> [WHAT IS EXPECTED]
All lines below must be repeated exactly, with the pictures omitted.

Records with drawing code
BEGIN

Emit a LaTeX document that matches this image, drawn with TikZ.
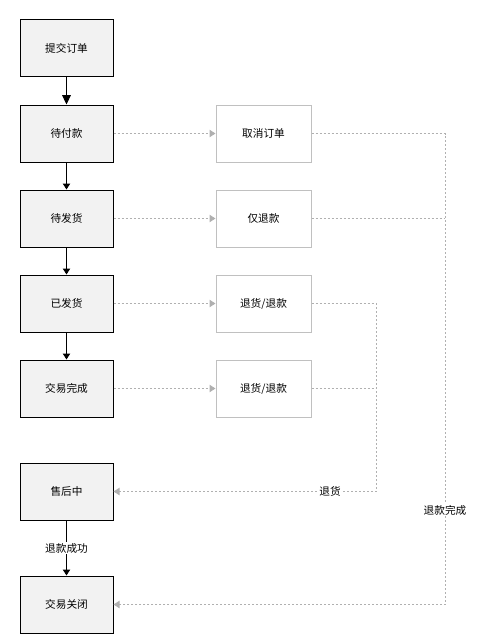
\documentclass[tikz,border=0pt]{standalone}
\usepackage{fontspec}
\newfontfamily\cjk{Noto Sans CJK SC}
\usetikzlibrary{arrows.meta}
\begin{document}
\begin{tikzpicture}[x=0.75pt,y=-0.75pt,
  every node/.style={font=\cjk\fontsize{8}{10}\selectfont, inner sep=0pt},
  lbox/.style={draw=black, fill={rgb,255:red,242;green,242;blue,242}, line width=0.75pt, minimum width=93*0.75pt, minimum height=57*0.75pt},
  rbox/.style={draw={rgb,255:red,192;green,192;blue,192}, fill=white, line width=0.75pt, minimum width=95*0.75pt, minimum height=57*0.75pt},
  solidarrow/.style={draw=black, line width=0.75pt, -{Triangle[width=5.5pt,length=4.5pt]}},
  bigarrow/.style={draw=black, line width=0.75pt, -{Triangle[width=6.5pt,length=7pt]}},
  dl/.style={draw={rgb,255:red,176;green,176;blue,176}, line width=0.75pt, dash pattern=on 1.5pt off 1.5pt},
  dlarrow/.style={dl, -{Triangle[width=5.5pt,length=4.5pt,fill={rgb,255:red,176;green,176;blue,176}]}},
  lbl/.style={fill=white, inner sep=1pt}
]
\useasboundingbox (0,0) rectangle (489,642);
\node[lbox] (submit) at (66.5,48.5) {提交订单};
\node[lbox] (pay) at (66.5,133.5) {待付款};
\node[lbox] (ship) at (66.5,218.5) {待发货};
\node[lbox] (shipped) at (66.5,303.5) {已发货};
\node[lbox] (done) at (66.5,388.5) {交易完成};
\node[lbox] (after) at (66.5,491.5) {售后中};
\node[lbox] (close) at (66.5,604.5) {交易关闭};

\node[rbox] (cancel) at (263.5,133.5) {取消订单};
\node[rbox] (refund) at (263.5,218.5) {仅退款};
\node[rbox] (ret1) at (263.5,303.5) {退货/退款};
\node[rbox] (ret2) at (263.5,388.5) {退货/退款};

\coordinate (cA) at (445,604.5);
\coordinate (cB) at (376,491.5);

\draw[bigarrow] (submit) -- (pay);
\draw[solidarrow] (pay) -- (ship);
\draw[solidarrow] (ship) -- (shipped);
\draw[solidarrow] (shipped) -- (done);
\draw[solidarrow] (after) -- node[lbl]{退款成功} (close);

\draw[dlarrow] (pay) -- (cancel);
\draw[dlarrow] (ship) -- (refund);
\draw[dlarrow] (shipped) -- (ret1);
\draw[dlarrow] (done) -- (ret2);

\draw[dlarrow] (cancel.east) -| (cA) -- (close.east);
\draw[dl] (refund.east) -- (refund.east -| cA);
\draw[dlarrow] (ret1.east) -| (cB) -- (after.east);
\draw[dl] (ret2.east) -- (ret2.east -| cB);
\node[lbl] (lblA) at (445,510) {退款完成};
\node[lbl] (lblB) at (330,491.5) {退货};
\end{tikzpicture}
\end{document}
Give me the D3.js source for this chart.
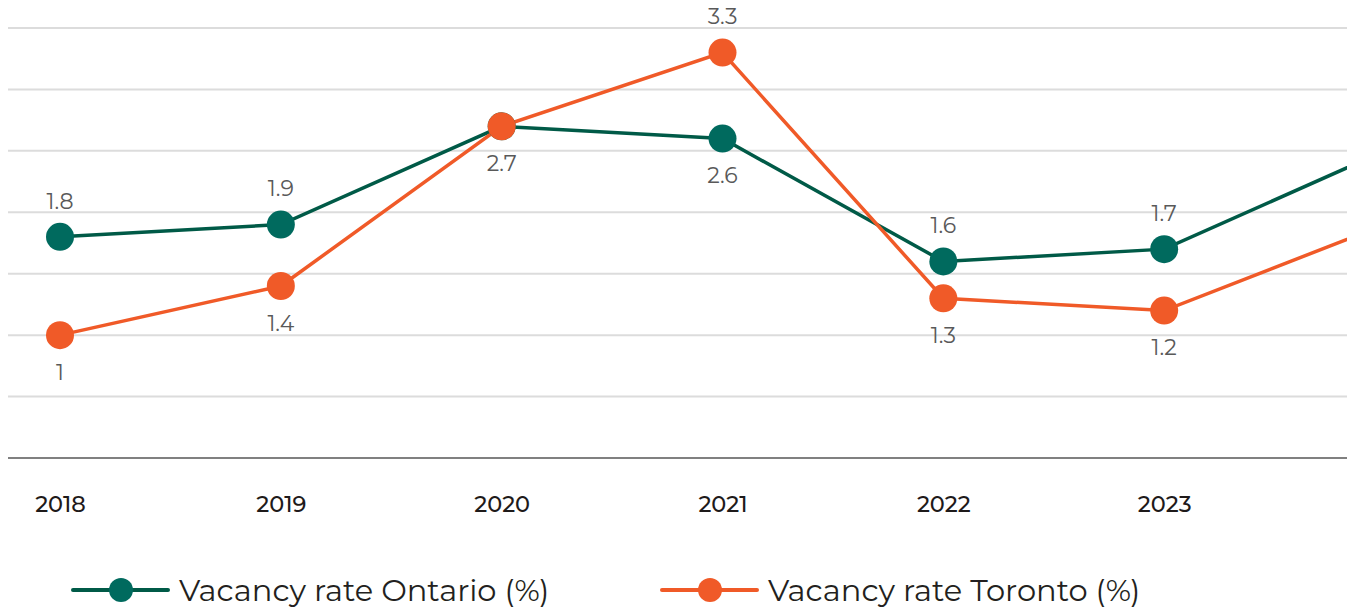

END

> [EXPECTED OUTPUT]
Emit a LaTeX document that matches this image, drawn with TikZ.
\documentclass[tikz,border=0pt]{standalone}
\usepackage{fontspec}
\newfontfamily\cjk{Noto Sans CJK SC}
\usetikzlibrary{arrows.meta}
\begin{document}
\begin{tikzpicture}[x=0.75pt,y=-0.75pt,
  every node/.style={font=\cjk\fontsize{8}{10}\selectfont, inner sep=0pt},
  lbox/.style={draw=black, fill={rgb,255:red,242;green,242;blue,242}, line width=0.75pt, minimum width=93*0.75pt, minimum height=57*0.75pt},
  rbox/.style={draw={rgb,255:red,192;green,192;blue,192}, fill=white, line width=0.75pt, minimum width=95*0.75pt, minimum height=57*0.75pt},
  solidarrow/.style={draw=black, line width=0.75pt, -{Triangle[width=5.5pt,length=4.5pt]}},
  bigarrow/.style={draw=black, line width=0.75pt, -{Triangle[width=6.5pt,length=7pt]}},
  dl/.style={draw={rgb,255:red,176;green,176;blue,176}, line width=0.75pt, dash pattern=on 1.5pt off 1.5pt},
  dlarrow/.style={dl, -{Triangle[width=5.5pt,length=4.5pt,fill={rgb,255:red,176;green,176;blue,176}]}},
  lbl/.style={fill=white, inner sep=1pt}
]
\useasboundingbox (0,0) rectangle (489,642);
\node[lbox] (submit) at (66.5,48.5) {提交订单};
\node[lbox] (pay) at (66.5,133.5) {待付款};
\node[lbox] (ship) at (66.5,218.5) {待发货};
\node[lbox] (shipped) at (66.5,303.5) {已发货};
\node[lbox] (done) at (66.5,388.5) {交易完成};
\node[lbox] (after) at (66.5,491.5) {售后中};
\node[lbox] (close) at (66.5,604.5) {交易关闭};

\node[rbox] (cancel) at (263.5,133.5) {取消订单};
\node[rbox] (refund) at (263.5,218.5) {仅退款};
\node[rbox] (ret1) at (263.5,303.5) {退货/退款};
\node[rbox] (ret2) at (263.5,388.5) {退货/退款};

\coordinate (cA) at (445,604.5);
\coordinate (cB) at (376,491.5);

\draw[bigarrow] (submit) -- (pay);
\draw[solidarrow] (pay) -- (ship);
\draw[solidarrow] (ship) -- (shipped);
\draw[solidarrow] (shipped) -- (done);
\draw[solidarrow] (after) -- node[lbl]{退款成功} (close);

\draw[dlarrow] (pay) -- (cancel);
\draw[dlarrow] (ship) -- (refund);
\draw[dlarrow] (shipped) -- (ret1);
\draw[dlarrow] (done) -- (ret2);

\draw[dlarrow] (cancel.east) -| (cA) -- (close.east);
\draw[dl] (refund.east) -- (refund.east -| cA);
\draw[dlarrow] (ret1.east) -| (cB) -- (after.east);
\draw[dl] (ret2.east) -- (ret2.east -| cB);
\node[lbl] (lblA) at (445,510) {退款完成};
\node[lbl] (lblB) at (330,491.5) {退货};
\end{tikzpicture}
\end{document}
Give me the D3.js source for this chart.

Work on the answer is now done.